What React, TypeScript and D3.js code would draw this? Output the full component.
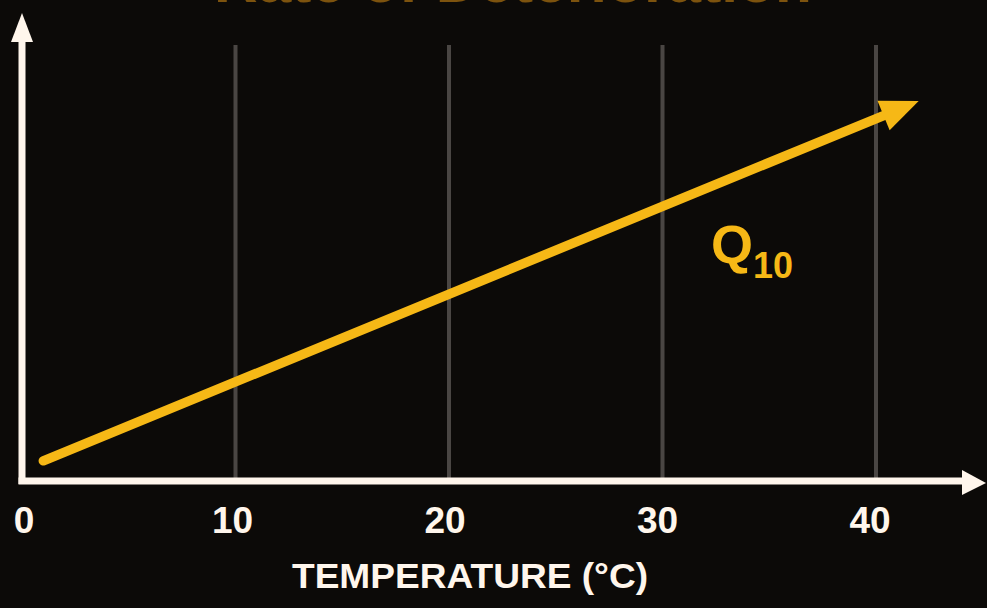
import React from "react";
import * as d3 from "d3";

const WIDTH = 987;
const HEIGHT = 608;

// Data
const tempTicks = [0, 10, 20, 30, 40];
const tickLabels = ["0", "10", "20", "30", "40"];
const gridTemps = [10, 20, 30, 40];
const lineTemps = [1.0, 42.0];
const lineRates = [4.3, 81];
const xAxisTitle = "TEMPERATURE (°C)";
const chartTitle = "Rate of Deterioration";
const seriesLabel = "Q";
const seriesSub = "10";

const FONT = "'Liberation Sans', Arial, Helvetica, sans-serif";

export default function App() {
  const x = d3.scaleLinear().domain([0, 40]).range([22, 876]);
  const y = d3.scaleLinear().domain([0, 100]).range([481, 12]);

  const pts = lineTemps.map((t, i) => [x(t), y(lineRates[i])] as [number, number]);
  const [p0, p1] = pts;
  const dx = p1[0] - p0[0];
  const dy = p1[1] - p0[1];
  const len = Math.sqrt(dx * dx + dy * dy);
  const ux = dx / len;
  const uy = dy / len;
  const headLen = 38;
  const headHalf = 16;
  const shaftEnd: [number, number] = [p1[0] - ux * (headLen - 6), p1[1] - uy * (headLen - 6)];
  const baseMid = [p1[0] - ux * headLen, p1[1] - uy * headLen];
  const c1 = [baseMid[0] + uy * headHalf, baseMid[1] - ux * headHalf];
  const c2 = [baseMid[0] - uy * headHalf, baseMid[1] + ux * headHalf];
  const line = d3.line<[number, number]>();
  const shaftPath = line([p0, shaftEnd]) || "";
  const headPath = `M${p1[0]},${p1[1]}L${c1[0]},${c1[1]}L${c2[0]},${c2[1]}Z`;

  const axisColor = "#fff6ec";
  const yellow = "#f6b816";
  const x0 = x(0);
  const yBase = y(0);

  return (
    <div style={{ position: "fixed", left: 0, top: 0, width: WIDTH, height: HEIGHT }}>
      <svg width={WIDTH} height={HEIGHT} style={{ display: "block" }}>
        <rect width={WIDTH} height={HEIGHT} fill="#0c0a08" />
        {/* Cut-off title (only its lower edge shows, as in the reference) */}
        <text
          x={513}
          y={1.5}
          textAnchor="middle"
          fontFamily={FONT}
          fontWeight="bold"
          fontSize={58}
          fill="#c98412"
          opacity={0.6}
          textLength={598}
          lengthAdjust="spacingAndGlyphs"
        >
          {chartTitle}
        </text>
        {/* Grid lines */}
        {gridTemps.map((t) => (
          <line
            key={t}
            x1={x(t)}
            x2={x(t)}
            y1={45}
            y2={yBase - 3}
            stroke="#4a4643"
            strokeWidth={4}
          />
        ))}
        {/* Y axis */}
        <line x1={x0} x2={x0} y1={yBase + 3} y2={40} stroke={axisColor} strokeWidth={7} />
        <path d={`M${x0},13L${x0 + 11},42L${x0 - 11},42Z`} fill={axisColor} />
        {/* X axis */}
        <line x1={x0 - 3.5} x2={965} y1={yBase} y2={yBase} stroke={axisColor} strokeWidth={7} />
        <path d={`M986,${yBase + 2}L962,${yBase - 11}L962,${yBase + 14}Z`} fill={axisColor} />
        {/* Tick labels */}
        {tempTicks.map((t, i) => (
          <text
            key={t}
            x={x(t) + (t === 0 ? 2 : -2 - t * 0.1)}
            y={533}
            textAnchor="middle"
            fontFamily={FONT}
            fontWeight="bold"
            fontSize={37}
            fill={axisColor}
          >
            {tickLabels[i]}
          </text>
        ))}
        {/* X axis title */}
        <text
          x={470}
          y={588}
          textAnchor="middle"
          fontFamily={FONT}
          fontWeight="bold"
          fontSize={35}
          fill={axisColor}
          textLength={356}
          lengthAdjust="spacingAndGlyphs"
        >
          {xAxisTitle}
        </text>
        {/* Arrow line */}
        <path d={shaftPath} stroke={yellow} strokeWidth={9.5} strokeLinecap="round" fill="none" />
        <path d={headPath} fill={yellow} />
        {/* Q10 label */}
        <text x={711} y={263} fontFamily={FONT} fontWeight="bold" fontSize={54} fill={yellow}>
          {seriesLabel}
          <tspan fontSize={36} dy={15}>
            {seriesSub}
          </tspan>
        </text>
      </svg>
    </div>
  );
}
= = = =
• _EXERCISE DESCRIPTION_
Reproduce the material in its entirety and word for word, without the pictures.

• _EXERCISE OUTPUT_
What React, TypeScript and D3.js code would draw this? Output the full component.
import React from "react";
import * as d3 from "d3";

const WIDTH = 987;
const HEIGHT = 608;

// Data
const tempTicks = [0, 10, 20, 30, 40];
const tickLabels = ["0", "10", "20", "30", "40"];
const gridTemps = [10, 20, 30, 40];
const lineTemps = [1.0, 42.0];
const lineRates = [4.3, 81];
const xAxisTitle = "TEMPERATURE (°C)";
const chartTitle = "Rate of Deterioration";
const seriesLabel = "Q";
const seriesSub = "10";

const FONT = "'Liberation Sans', Arial, Helvetica, sans-serif";

export default function App() {
  const x = d3.scaleLinear().domain([0, 40]).range([22, 876]);
  const y = d3.scaleLinear().domain([0, 100]).range([481, 12]);

  const pts = lineTemps.map((t, i) => [x(t), y(lineRates[i])] as [number, number]);
  const [p0, p1] = pts;
  const dx = p1[0] - p0[0];
  const dy = p1[1] - p0[1];
  const len = Math.sqrt(dx * dx + dy * dy);
  const ux = dx / len;
  const uy = dy / len;
  const headLen = 38;
  const headHalf = 16;
  const shaftEnd: [number, number] = [p1[0] - ux * (headLen - 6), p1[1] - uy * (headLen - 6)];
  const baseMid = [p1[0] - ux * headLen, p1[1] - uy * headLen];
  const c1 = [baseMid[0] + uy * headHalf, baseMid[1] - ux * headHalf];
  const c2 = [baseMid[0] - uy * headHalf, baseMid[1] + ux * headHalf];
  const line = d3.line<[number, number]>();
  const shaftPath = line([p0, shaftEnd]) || "";
  const headPath = `M${p1[0]},${p1[1]}L${c1[0]},${c1[1]}L${c2[0]},${c2[1]}Z`;

  const axisColor = "#fff6ec";
  const yellow = "#f6b816";
  const x0 = x(0);
  const yBase = y(0);

  return (
    <div style={{ position: "fixed", left: 0, top: 0, width: WIDTH, height: HEIGHT }}>
      <svg width={WIDTH} height={HEIGHT} style={{ display: "block" }}>
        <rect width={WIDTH} height={HEIGHT} fill="#0c0a08" />
        {/* Cut-off title (only its lower edge shows, as in the reference) */}
        <text
          x={513}
          y={1.5}
          textAnchor="middle"
          fontFamily={FONT}
          fontWeight="bold"
          fontSize={58}
          fill="#c98412"
          opacity={0.6}
          textLength={598}
          lengthAdjust="spacingAndGlyphs"
        >
          {chartTitle}
        </text>
        {/* Grid lines */}
        {gridTemps.map((t) => (
          <line
            key={t}
            x1={x(t)}
            x2={x(t)}
            y1={45}
            y2={yBase - 3}
            stroke="#4a4643"
            strokeWidth={4}
          />
        ))}
        {/* Y axis */}
        <line x1={x0} x2={x0} y1={yBase + 3} y2={40} stroke={axisColor} strokeWidth={7} />
        <path d={`M${x0},13L${x0 + 11},42L${x0 - 11},42Z`} fill={axisColor} />
        {/* X axis */}
        <line x1={x0 - 3.5} x2={965} y1={yBase} y2={yBase} stroke={axisColor} strokeWidth={7} />
        <path d={`M986,${yBase + 2}L962,${yBase - 11}L962,${yBase + 14}Z`} fill={axisColor} />
        {/* Tick labels */}
        {tempTicks.map((t, i) => (
          <text
            key={t}
            x={x(t) + (t === 0 ? 2 : -2 - t * 0.1)}
            y={533}
            textAnchor="middle"
            fontFamily={FONT}
            fontWeight="bold"
            fontSize={37}
            fill={axisColor}
          >
            {tickLabels[i]}
          </text>
        ))}
        {/* X axis title */}
        <text
          x={470}
          y={588}
          textAnchor="middle"
          fontFamily={FONT}
          fontWeight="bold"
          fontSize={35}
          fill={axisColor}
          textLength={356}
          lengthAdjust="spacingAndGlyphs"
        >
          {xAxisTitle}
        </text>
        {/* Arrow line */}
        <path d={shaftPath} stroke={yellow} strokeWidth={9.5} strokeLinecap="round" fill="none" />
        <path d={headPath} fill={yellow} />
        {/* Q10 label */}
        <text x={711} y={263} fontFamily={FONT} fontWeight="bold" fontSize={54} fill={yellow}>
          {seriesLabel}
          <tspan fontSize={36} dy={15}>
            {seriesSub}
          </tspan>
        </text>
      </svg>
    </div>
  );
}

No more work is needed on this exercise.